In 2016, during a Theta Chi University event held in Washington, D.C., Brother Shames provided a keynote address to attendees and was presented the Fraternity’s Citation of Honor. Carlton Bennett also humbly gave Brother Shames a personal gift as a token of appreciation: his International President’s Badge. Whether the Badge presented at his initiation or the gift presented by Brother Bennett, Brother Shames always wore the Badge with pride. He was a proud member, and particularly proud of his cousin, Harold. Brother Shames felt a sense of connection to our brotherhood and made contributions to the Foundation Chapter.

Brother Shames' memorial service was held on Sunday, December 5, 2021. 25 Theta Chis were in attendance, including 20 collegiate brothers from Zeta Pi/Old Dominion. He was laid to rest next to his wife, Ida, at Forest Lawn Cemetery in Norfolk. 
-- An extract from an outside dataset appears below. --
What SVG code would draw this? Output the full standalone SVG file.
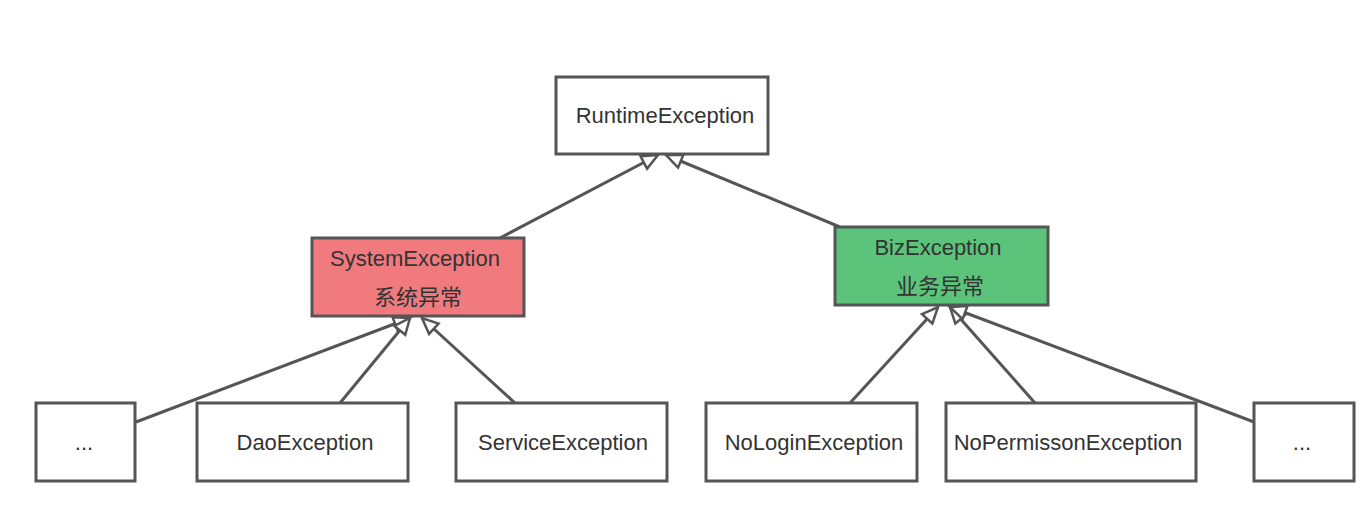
<svg xmlns="http://www.w3.org/2000/svg" width="1370" height="526" viewBox="0 0 1370 526">
<style>
.box{fill:#ffffff;stroke:#555555;stroke-width:3}
.sys{fill:#F17A7E}
.biz{fill:#5CC37A}
.t{font-family:"Liberation Sans","Noto Sans CJK SC",sans-serif;font-size:22px;fill:#333333;text-anchor:middle;dominant-baseline:central}
.c{stroke:#555555;stroke-width:3;fill:none;marker-end:url(#tri)}
</style>
<defs>
<marker id="tri" markerUnits="userSpaceOnUse" markerWidth="22" markerHeight="20" refX="18" refY="9" orient="auto">
<path d="M2,2 L18,9 L2,16 Z" fill="#ffffff" stroke="#555555" stroke-width="2.5"/>
</marker>
</defs>
<rect width="1370" height="526" fill="#ffffff"/>
<g id="connectors">
<line class="c" x1="500" y1="238" x2="658" y2="155"/>
<line class="c" x1="840" y1="227" x2="666" y2="155"/>
<line class="c" x1="136" y1="422" x2="410" y2="318"/>
<line class="c" x1="340" y1="403" x2="410" y2="318"/>
<line class="c" x1="515" y1="403" x2="422" y2="318"/>
<line class="c" x1="850" y1="403" x2="938" y2="307"/>
<line class="c" x1="1035" y1="403" x2="950" y2="307"/>
<line class="c" x1="1254" y1="422" x2="950" y2="307"/>
</g>
<g id="runtime">
<rect class="box" x="556" y="77" width="212" height="77"/>
<text class="t" x="665" y="115">RuntimeException</text>
</g>
<g id="system">
<rect class="box sys" x="312" y="238" width="212" height="78"/>
<text class="t" x="415" y="258">SystemException</text>
<text class="t" x="418" y="297">系统异常</text>
</g>
<g id="biz">
<rect class="box biz" x="835" y="227" width="213" height="78"/>
<text class="t" x="938" y="247">BizException</text>
<text class="t" x="940" y="286">业务异常</text>
</g>
<g id="dots-left">
<rect class="box" x="36" y="403" width="99" height="78"/>
<text class="t" x="84" y="442">...</text>
</g>
<g id="dao">
<rect class="box" x="197" y="403" width="211" height="78"/>
<text class="t" x="305" y="442">DaoException</text>
</g>
<g id="service">
<rect class="box" x="456" y="403" width="211" height="78"/>
<text class="t" x="563" y="442">ServiceException</text>
</g>
<g id="nologin">
<rect class="box" x="706" y="403" width="211" height="78"/>
<text class="t" x="814" y="442">NoLoginException</text>
</g>
<g id="nopermisson">
<rect class="box" x="946" y="403" width="250" height="78"/>
<text class="t" x="1068" y="442">NoPermissonException</text>
</g>
<g id="dots-right">
<rect class="box" x="1254" y="403" width="100" height="78"/>
<text class="t" x="1302" y="442">...</text>
</g>
</svg>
Theta Chi Fraternity was honored to have Col. Ed Shames, a true Resolute Man, as a member in our own Band of Brothers. Our deepest sympathy and condolences to the family of Brother Shames, including Brother Harold Winer.

A brief description of Brother Shames’ actions during WWII is included below.

Click here to view his obituary.

Read the feature Rattle interview with Brother Shames here.

To watch video excerpts from our interview with Brother Shames, watch our YouTube playlist here.

Read Shames' tribute in The Virginian-Pilot, his hometown newspaper, here.

To view video from his memorial service at Forest Lawn Cemetery, click here.

Brother Shames biography, Airborne: The Combat Story of Ed Shames of Easy Company, is available on Amazon at this link.

At the age of 19, Shames entered training camp at Toccoa, GA, in September 1942 as a private in Item Company, 3rd Battalion, 506th Regiment. He endured the grueling training process and ran up nearby Currahee Mountain numerous times. After Toccoa, he completed additional training and earned his jump wings and shipped out to England in September 1943. He was promoted to Staff Sergeant and was responsible to learn and brief the 3rd Battalion on every detail of the invasion. He constructed sand tables used in planning the Normandy invasion.

Shames jumped into Normandy on D-Day and landed amidst cattle on a farm, having no idea where he landed. After finding other paratroopers, he opted to knock on the door of a local farmer to help identify their location. He knew from training that the last place that he wanted to be was in Carentan – where the German armor was headquartered. Shames and the others made a quick exit after the farmer was able to explain that they were actually in Carentan.

Due to his leadership and actions on D-Day assisting in securing vital bridges and during the Battle of Bloody Gully, Shames was promoted to Lieutenant by Colonel Sink. He was the first NCO in the 3rd Battalion to receive a battlefield commission in Normandy. After returning to England, he was reassigned to Easy Company.

Col. Ed D. Shames with soldier.

Shames participated in Operation Market Garden, jumping into the Netherlands. He later participated (as a volunteer) in Operation Pegasus, which evacuated more than 130 British paratroopers. He was assigned to serve as the Lieutenant for Easy Company’s 3rd Platoon. He defended Bastogne during the Battle of the Bulge and led assaults in Foy and Noville. In Foy, he helped to disable a German tank with a bazooka.

Shames was known to be a rough and tough officer with a no-nonsense attitude. Shames explained he knew he had to be serious as men’s lives were in his hands. Under his leadership, his platoon experienced the least amount of losses.

Following the Battle of the Bulge, Easy Company stumbled upon a concentration camp in Landsberg and Shames was sent out to investigate rumors of another, larger camp. He became the first U.S. officer to visit the Dachau concentration camp.

Easy Company was later sent to Berchtesgaden, where Shames visited Hitler’s Eagles Nest and claimed a bottle of Hitler's cognac (which he used years later during his son's bar mitzvah). He accepted the surrender of a German officer and relieved him of his side-arm, discovering later that the German was Luftwaffe Generalfeldmarschall Albert Kesselring, a top German commander.

Following the war, Shames served in the Army Reserves and retired as a Colonel.